After integrating with respect to $\boldsymbol{\beta}$,

$$
\tilde{\boldsymbol{y}} \mid \sigma^2, \boldsymbol{y} \propto
e^{-\frac{1}{2\sigma^2} \tilde{\boldsymbol{y}}^T [\mathbf{I}_m - \tilde{\boldsymbol{X}} (\tilde{\boldsymbol{X}}^T \tilde{\boldsymbol{X}} + \boldsymbol{X}^T \boldsymbol{X})^{-1} \tilde{\boldsymbol{X}}^T] \tilde{\boldsymbol{y}} - 2 \tilde{\boldsymbol{y}}^T \tilde{\boldsymbol{X}} (\tilde{\boldsymbol{X}}^T \tilde{\boldsymbol{X}} + \boldsymbol{X}^T \boldsymbol{X})^{-1}\boldsymbol{X}^T \boldsymbol{X}\hat{\boldsymbol{\beta}}} 
$$

$$
\therefore \tilde{\boldsymbol{y}} \mid \sigma^2, \boldsymbol{y} \sim N([\mathbf{I}_m + \tilde{\boldsymbol{X}} (\tilde{\boldsymbol{X}}^T \tilde{\boldsymbol{X}} + \boldsymbol{X}^T \boldsymbol{X})^{-1} \tilde{\boldsymbol{X}}^T]^{-1} \tilde{\boldsymbol{X}} (\tilde{\boldsymbol{X}}^T \tilde{\boldsymbol{X}} + \boldsymbol{X}^T \boldsymbol{X})^{-1}\boldsymbol{X}^T \boldsymbol{X}\hat{\boldsymbol{\beta}}, \sigma^2 [\mathbf{I}_m - \tilde{\boldsymbol{X}} (\tilde{\boldsymbol{X}}^T \tilde{\boldsymbol{X}} + \boldsymbol{X}^T \boldsymbol{X})^{-1} \tilde{\boldsymbol{X}}^T]^{-1})
$$

$\text{Var}(\tilde{\boldsymbol{y}} \mid \sigma^2, \boldsymbol{y}) = \sigma^2 [\mathbf{I}_m - \tilde{\boldsymbol{X}} (\tilde{\boldsymbol{X}}^T \tilde{\boldsymbol{X}} + \boldsymbol{X}^T \boldsymbol{X})^{-1} \tilde{\boldsymbol{X}}^T]^{-1}$ for Bayesian approach.

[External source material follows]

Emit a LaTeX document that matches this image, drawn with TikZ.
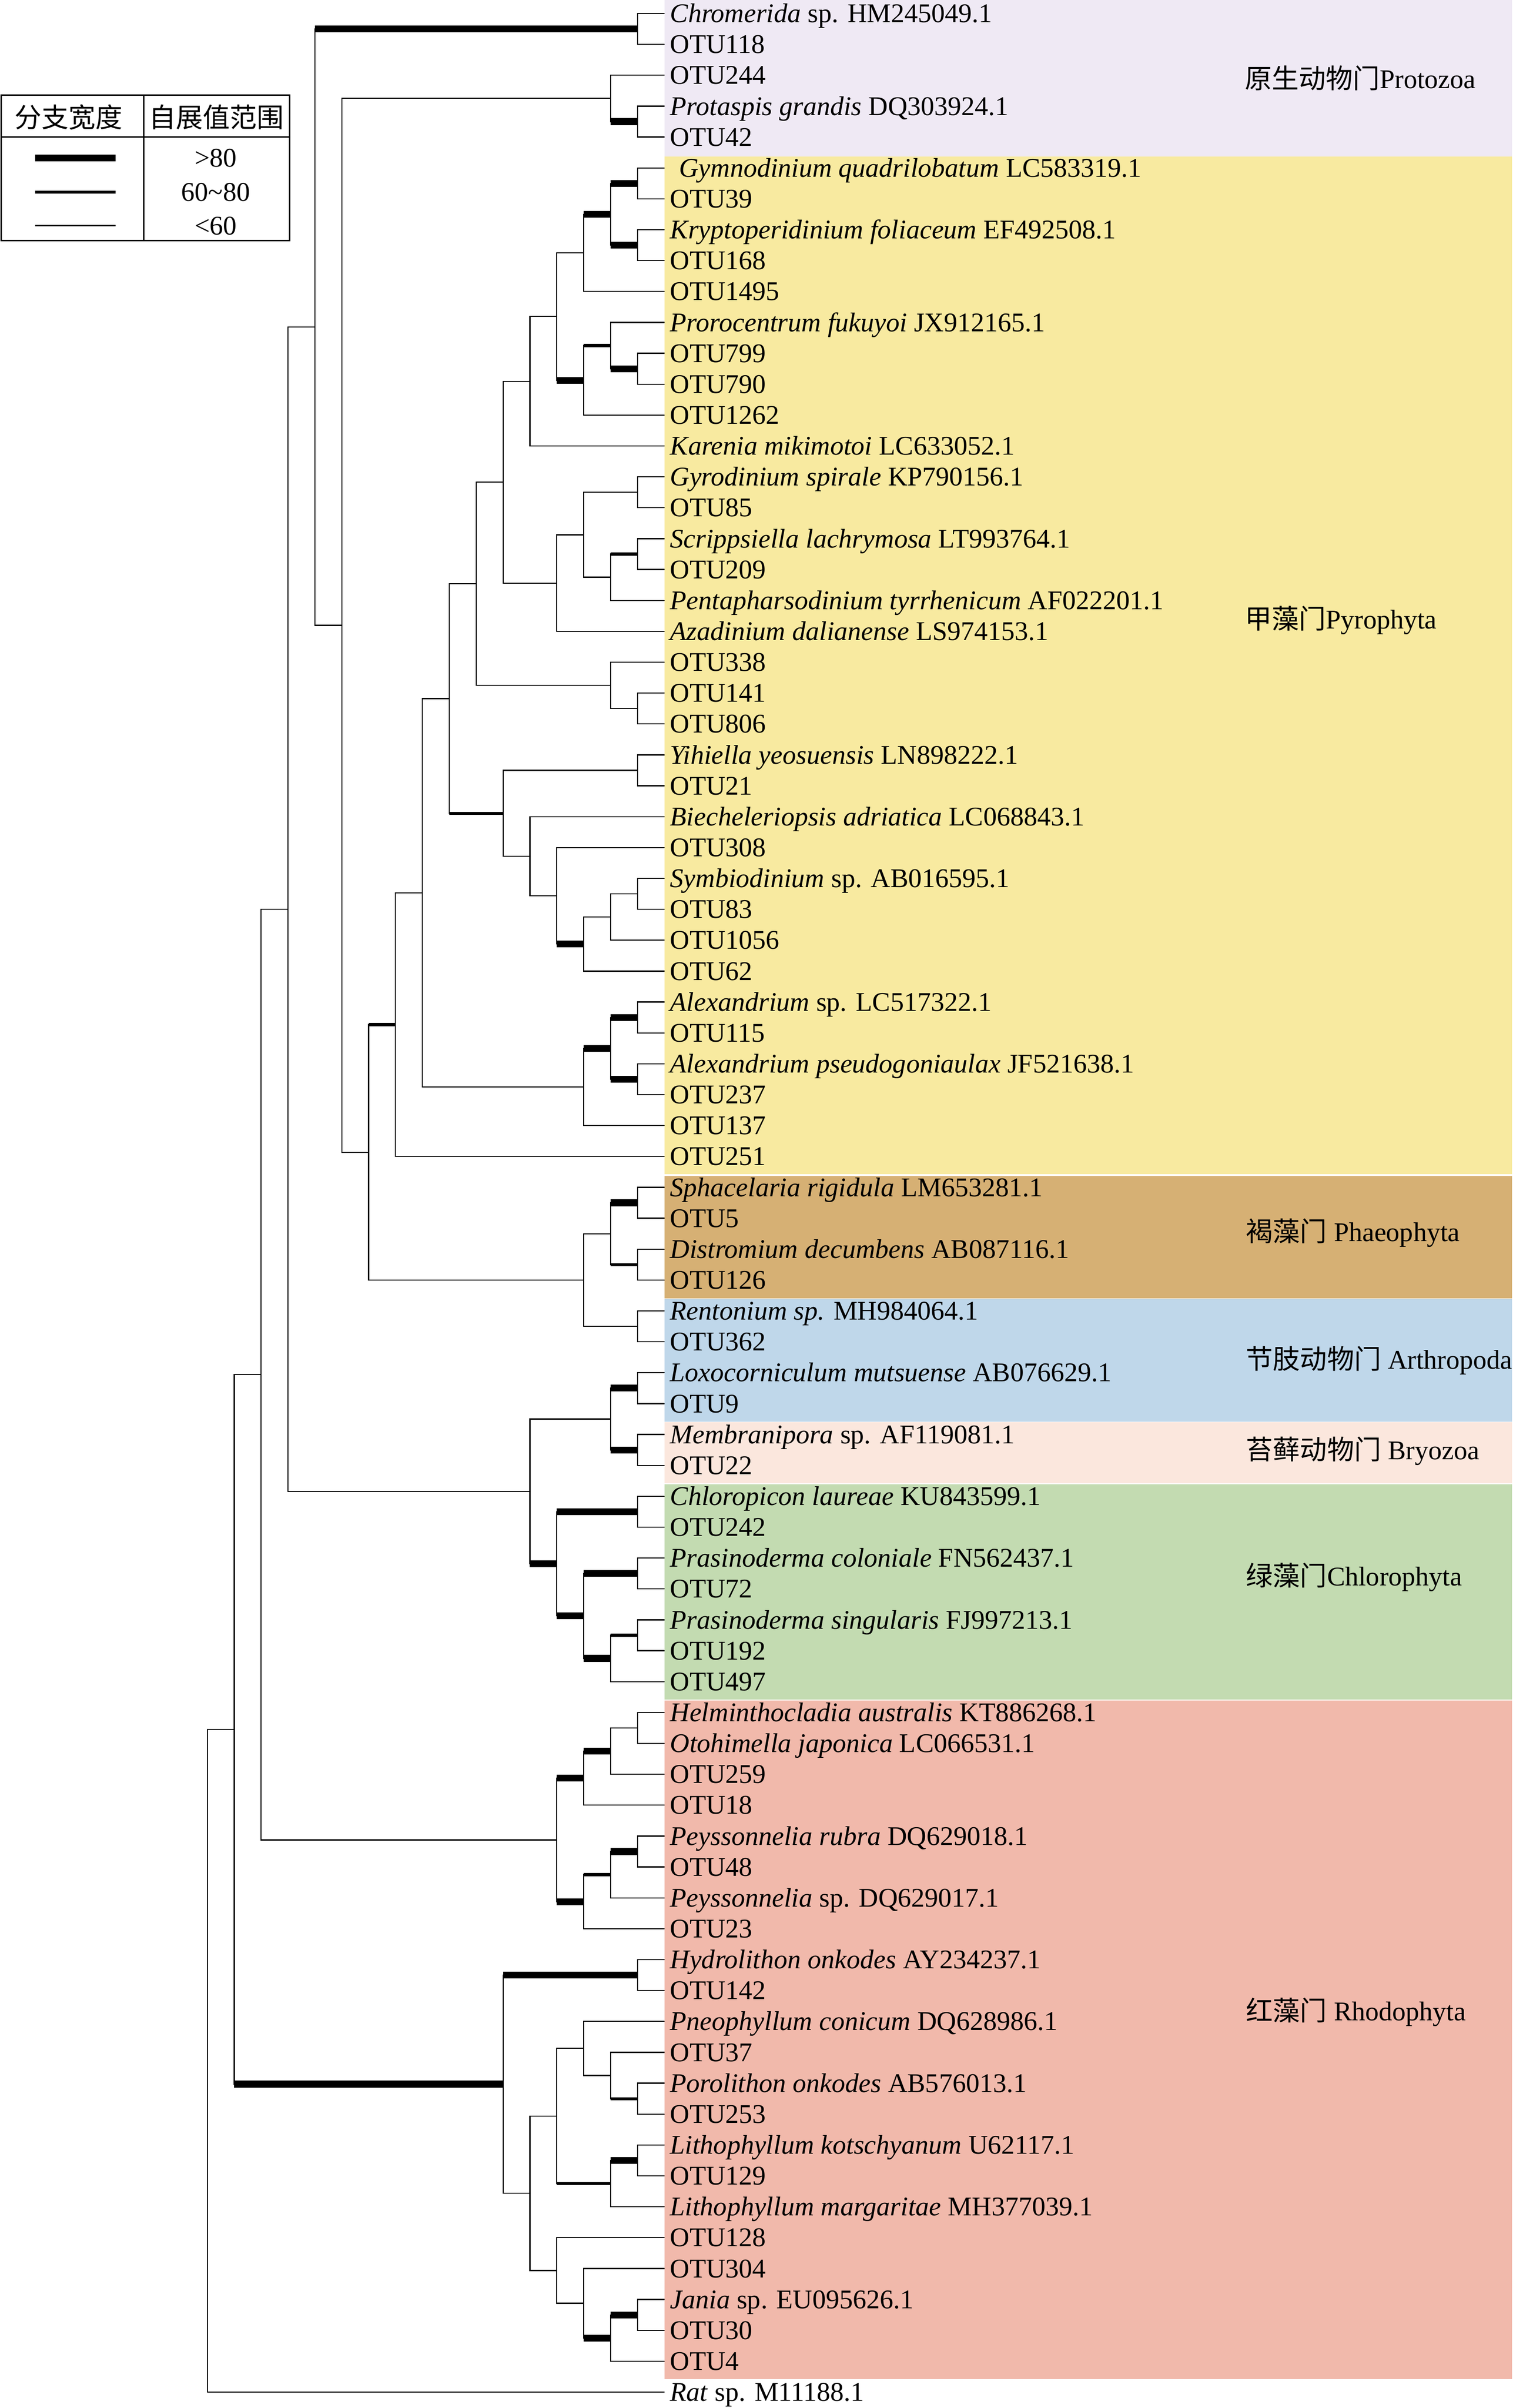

Using the binomial inversion formula, it can be further expanded to $\sigma^2 [\mathbf{I}_m + \tilde{\boldsymbol{X}} (\boldsymbol{X}^T \boldsymbol{X})^{-1} \tilde{\boldsymbol{X}}^T]$. Alternatively, $\text{Var}(\tilde{\boldsymbol{y}} \mid \sigma^2, \boldsymbol{y})$ can be calculated as follows,

$$
\tilde{\boldsymbol{y}} = \tilde{\boldsymbol{X}} {\boldsymbol{\beta}} + \boldsymbol{\epsilon}
$$

$$
\text{Var}(\tilde{\boldsymbol{y}}) = \tilde{\boldsymbol{X}} \text{Var}({\boldsymbol{\beta}}) \tilde{\boldsymbol{X}}^T + \sigma^2 \mathbf{I}_m = \sigma^2 [\mathbf{I}_m + \tilde{\boldsymbol{X}} (\boldsymbol{X}^T \boldsymbol{X})^{-1} \tilde{\boldsymbol{X}}^T],
$$

which yields the same result as above and as that from frequentist approach.